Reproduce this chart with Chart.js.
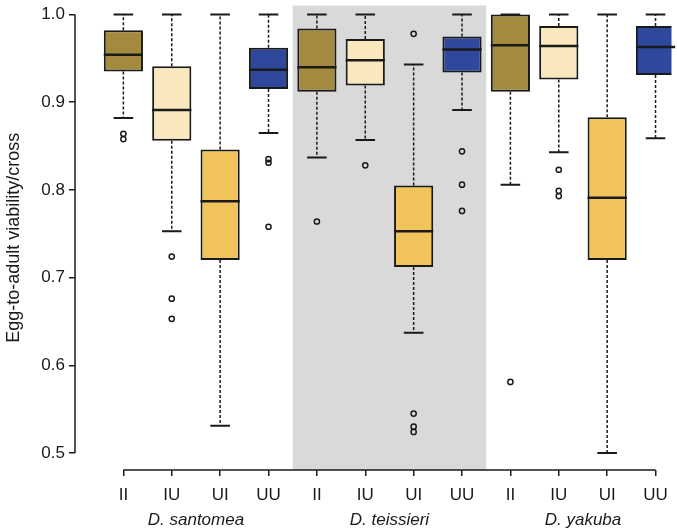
<!DOCTYPE html>
<html>
<head>
<meta charset="utf-8">
<script src="https://cdn.jsdelivr.net/npm/chart.js@4.4.1/dist/chart.umd.min.js"></script>
<style>
  html, body { margin: 0; padding: 0; background: #ffffff; }
  #wrap { width: 677px; height: 531px; }
</style>
</head>
<body>
<div id="wrap"><canvas id="c" width="677" height="531"></canvas></div>
<script>
// ---- data ----
const categories = ['II','IU','UI','UU','II','IU','UI','UU','II','IU','UI','UU'];
const groups = ['D. santomea','D. teissieri','D. yakuba'];
const yTicks = [0.5, 0.6, 0.7, 0.8, 0.9, 1.0];

const whiskerLow  = [0.882, 0.753, 0.531, 0.865, 0.837, 0.857, 0.637, 0.891, 0.806, 0.843, 0.500, 0.859];
const q1          = [0.935, 0.856, 0.720, 0.915, 0.912, 0.919, 0.712, 0.934, 0.912, 0.926, 0.720, 0.931];
const median      = [0.954, 0.891, 0.787, 0.937, 0.940, 0.948, 0.753, 0.960, 0.965, 0.964, 0.791, 0.963];
const q3          = [0.982, 0.941, 0.846, 0.962, 0.984, 0.972, 0.805, 0.975, 1.000, 0.987, 0.883, 0.987];
const whiskerHigh = [1.000, 1.000, 1.000, 1.000, 1.000, 1.000, 0.943, 1.000, 1.000, 1.000, 1.000, 1.000];
const outliers = [
  [0.864, 0.858],
  [0.724, 0.676, 0.653],
  [],
  [0.835, 0.831, 0.758],
  [0.764],
  [0.828],
  [0.978, 0.545, 0.530, 0.524],
  [0.844, 0.806, 0.776],
  [0.581],
  [0.823, 0.799, 0.793],
  [],
  []
];
const genotypeColors = ['#A38A3E', '#F9E8BE', '#F0C45A', '#2E489C'];

// ---- build datasets ----
const boxColors = categories.map((c, i) => genotypeColors[i % 4]);
const boxData = categories.map((c, i) => ({ x: i + 1, y: [q1[i], q3[i]] }));
const outlierData = [];
outliers.forEach((arr, i) => arr.forEach(v => outlierData.push({ x: i + 1, y: v })));

const FONT = '"Liberation Sans", Arial, Helvetica, sans-serif';
const INK = '#1a1a1a';

const zeroPad = s => { s.paddingTop = 0; s.paddingBottom = 0; s.paddingLeft = 0; s.paddingRight = 0; };

const boxPlugin = {
  id: 'boxExtras',
  beforeDatasetsDraw(chart) {
    const { ctx, chartArea: a, scales: { x, y } } = chart;
    ctx.save();
    ctx.fillStyle = '#D9D9D9';
    const gx0 = x.getPixelForValue(4.5), gx1 = x.getPixelForValue(8.5);
    ctx.fillRect(gx0, a.top, gx1 - gx0, a.bottom - a.top);
    const meta = chart.getDatasetMeta(0);
    ctx.strokeStyle = INK;
    categories.forEach((c, i) => {
      const px = x.getPixelForValue(i + 1);
      const w = meta.data[i] ? meta.data[i].width : 38;
      ctx.lineWidth = 1.5;
      ctx.setLineDash([3, 2]);
      ctx.beginPath();
      ctx.moveTo(px, y.getPixelForValue(q3[i]));
      ctx.lineTo(px, y.getPixelForValue(whiskerHigh[i]));
      ctx.moveTo(px, y.getPixelForValue(q1[i]));
      ctx.lineTo(px, y.getPixelForValue(whiskerLow[i]));
      ctx.stroke();
      ctx.setLineDash([]);
      ctx.lineWidth = 2;
      ctx.beginPath();
      const yh = y.getPixelForValue(whiskerHigh[i]);
      const yl = y.getPixelForValue(whiskerLow[i]);
      ctx.moveTo(px - w / 4, yh); ctx.lineTo(px + w / 4, yh);
      ctx.moveTo(px - w / 4, yl); ctx.lineTo(px + w / 4, yl);
      ctx.stroke();
    });
    ctx.restore();
  },
  afterDatasetsDraw(chart) {
    const { ctx, scales: { x, y } } = chart;
    const meta = chart.getDatasetMeta(0);
    ctx.save();
    ctx.strokeStyle = INK;
    ctx.lineWidth = 2.5;
    categories.forEach((c, i) => {
      const px = x.getPixelForValue(i + 1);
      const w = meta.data[i] ? meta.data[i].width : 38;
      const py = y.getPixelForValue(median[i]);
      ctx.beginPath();
      ctx.moveTo(px - w / 2, py); ctx.lineTo(px + w / 2, py);
      ctx.stroke();
    });
    ctx.restore();
  },
  afterDraw(chart) {
    const { ctx, chartArea: a, scales: { x, y } } = chart;
    ctx.save();
    ctx.strokeStyle = INK;
    ctx.lineWidth = 1.5;
    ctx.beginPath();
    ctx.moveTo(a.left, y.getPixelForValue(yTicks[0]));
    ctx.lineTo(a.left, y.getPixelForValue(yTicks[yTicks.length - 1]));
    ctx.moveTo(x.getPixelForValue(1), a.bottom);
    ctx.lineTo(x.getPixelForValue(categories.length), a.bottom);
    ctx.stroke();
    ctx.restore();
  }
};

new Chart(document.getElementById('c'), {
  data: {
    datasets: [
      {
        type: 'bar',
        data: boxData,
        backgroundColor: boxColors,
        borderColor: INK,
        borderWidth: 2,
        borderSkipped: false,
        barPercentage: 1.0,
        categoryPercentage: 0.81,
        order: 2
      },
      {
        type: 'scatter',
        data: outlierData,
        pointRadius: 2.6,
        pointBorderWidth: 1.5,
        pointBackgroundColor: 'rgba(0,0,0,0)',
        pointBorderColor: INK,
        order: 1
      }
    ]
  },
  options: {
    responsive: false,
    animation: false,
    devicePixelRatio: 1,
    layout: { padding: { top: 0, right: 0, bottom: 0, left: 0 } },
    plugins: { legend: { display: false }, tooltip: { enabled: false } },
    scales: {
      x: {
        type: 'linear',
        position: 'bottom',
        weight: 1,
        min: 0,
        max: 12.33,
        offset: false,
        afterBuildTicks: s => { s.ticks = categories.map((c, i) => ({ value: i + 1 })); },
        afterFit: s => { s.height = 37; zeroPad(s); },
        ticks: {
          autoSkip: false, maxRotation: 0, minRotation: 0,
          padding: 9,
          color: INK,
          font: { family: FONT, size: 17 },
          callback: (v, idx) => categories[idx]
        },
        grid: { display: true, drawOnChartArea: false, drawTicks: true, tickLength: 6, color: INK, lineWidth: 1.5, offset: false },
        border: { display: false }
      },
      x2: {
        type: 'linear',
        position: 'bottom',
        weight: 2,
        min: 0,
        max: 12.33,
        offset: false,
        afterBuildTicks: s => { s.ticks = groups.map((g, i) => ({ value: 2.5 + 4 * i })); },
        afterFit: s => { s.height = 24; zeroPad(s); },
        ticks: {
          autoSkip: false, maxRotation: 0, minRotation: 0,
          padding: 3,
          color: INK,
          font: { family: FONT, size: 17, style: 'italic' },
          callback: (v, idx) => groups[idx]
        },
        grid: { display: false, drawTicks: false },
        border: { display: false }
      },
      y: {
        type: 'linear',
        position: 'left',
        min: 0.4806,
        max: 1.0103,
        afterBuildTicks: s => { s.ticks = yTicks.map(v => ({ value: v })); },
        afterFit: s => { s.width = 75; zeroPad(s); },
        ticks: {
          padding: 4,
          color: INK,
          font: { family: FONT, size: 17 },
          callback: v => Number(v).toFixed(1)
        },
        grid: { display: true, drawOnChartArea: false, drawTicks: true, tickLength: 6, color: INK, lineWidth: 1.5 },
        border: { display: false },
        title: {
          display: true,
          text: 'Egg-to-adult viability/cross',
          color: INK,
          font: { family: FONT, size: 18 },
          padding: { top: 3, bottom: 0 }
        }
      }
    }
  },
  plugins: [boxPlugin]
});
</script>
</body>
</html>
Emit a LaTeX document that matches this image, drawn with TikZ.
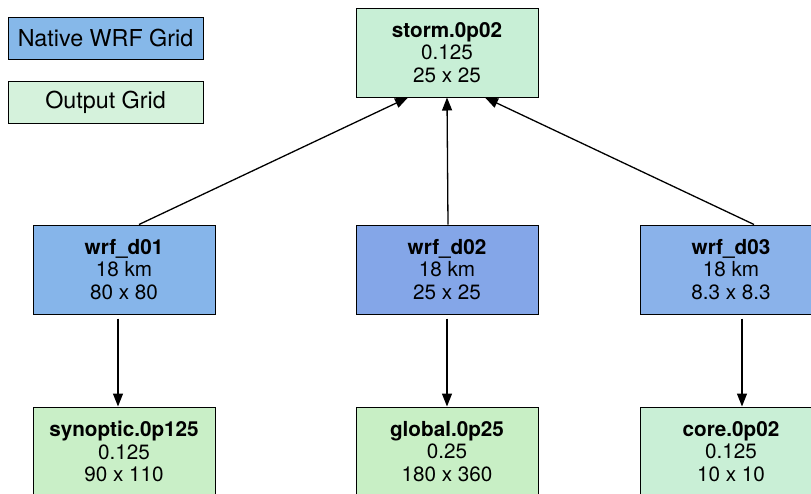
┄┄┄┄┄┄┄┄┄┄
* **EXERCISE AIM**: Identify every line holding the word "with" and copy it out.

* **THE REPLY**:
Reproduce this chart with Chart.js.
Emit a LaTeX document that matches this image, drawn with TikZ.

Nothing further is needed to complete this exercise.